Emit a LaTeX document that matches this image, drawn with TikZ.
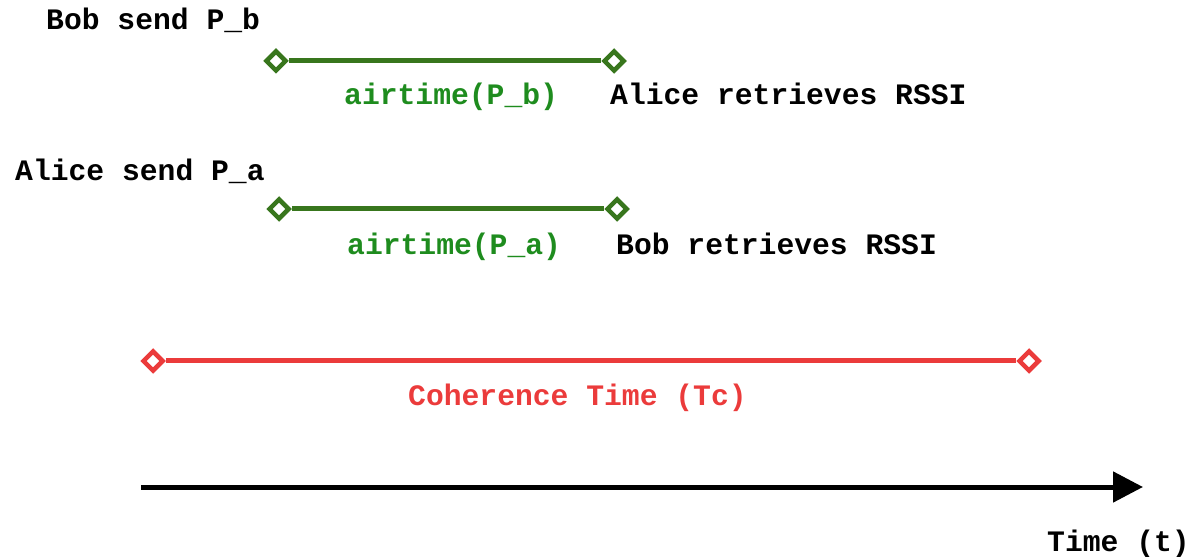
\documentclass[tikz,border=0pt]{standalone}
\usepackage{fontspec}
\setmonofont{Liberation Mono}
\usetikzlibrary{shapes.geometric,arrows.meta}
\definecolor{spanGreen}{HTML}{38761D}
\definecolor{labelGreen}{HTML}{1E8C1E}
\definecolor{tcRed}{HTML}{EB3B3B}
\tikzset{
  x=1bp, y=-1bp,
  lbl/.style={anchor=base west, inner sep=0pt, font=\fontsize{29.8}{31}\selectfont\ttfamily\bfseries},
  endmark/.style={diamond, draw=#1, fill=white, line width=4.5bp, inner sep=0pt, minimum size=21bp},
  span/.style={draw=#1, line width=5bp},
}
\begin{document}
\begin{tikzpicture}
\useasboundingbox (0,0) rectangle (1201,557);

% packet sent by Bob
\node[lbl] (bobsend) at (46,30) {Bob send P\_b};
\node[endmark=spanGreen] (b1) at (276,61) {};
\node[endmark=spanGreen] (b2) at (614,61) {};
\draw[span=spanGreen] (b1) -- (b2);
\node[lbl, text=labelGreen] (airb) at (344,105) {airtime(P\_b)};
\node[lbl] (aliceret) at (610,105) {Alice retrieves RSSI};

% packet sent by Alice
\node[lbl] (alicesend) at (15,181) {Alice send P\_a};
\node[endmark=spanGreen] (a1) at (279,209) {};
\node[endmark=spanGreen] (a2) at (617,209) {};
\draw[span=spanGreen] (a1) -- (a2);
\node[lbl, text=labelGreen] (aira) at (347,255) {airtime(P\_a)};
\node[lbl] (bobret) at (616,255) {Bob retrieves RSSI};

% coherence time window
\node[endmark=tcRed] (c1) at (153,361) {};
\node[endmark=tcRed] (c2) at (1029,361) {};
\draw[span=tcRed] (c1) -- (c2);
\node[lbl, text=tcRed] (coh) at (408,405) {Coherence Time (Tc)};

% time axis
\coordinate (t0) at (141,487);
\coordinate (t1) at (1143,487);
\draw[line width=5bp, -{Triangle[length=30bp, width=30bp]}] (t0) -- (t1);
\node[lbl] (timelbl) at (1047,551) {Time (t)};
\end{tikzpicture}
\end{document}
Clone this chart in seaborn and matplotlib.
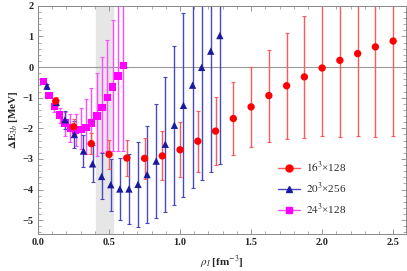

_DIRECTIVE_:
Where a line of the material above holds the string "this", copy that line.

_TASK RESULT_:
Emit a LaTeX document that matches this image, drawn with TikZ.
Clone this chart in seaborn and matplotlib.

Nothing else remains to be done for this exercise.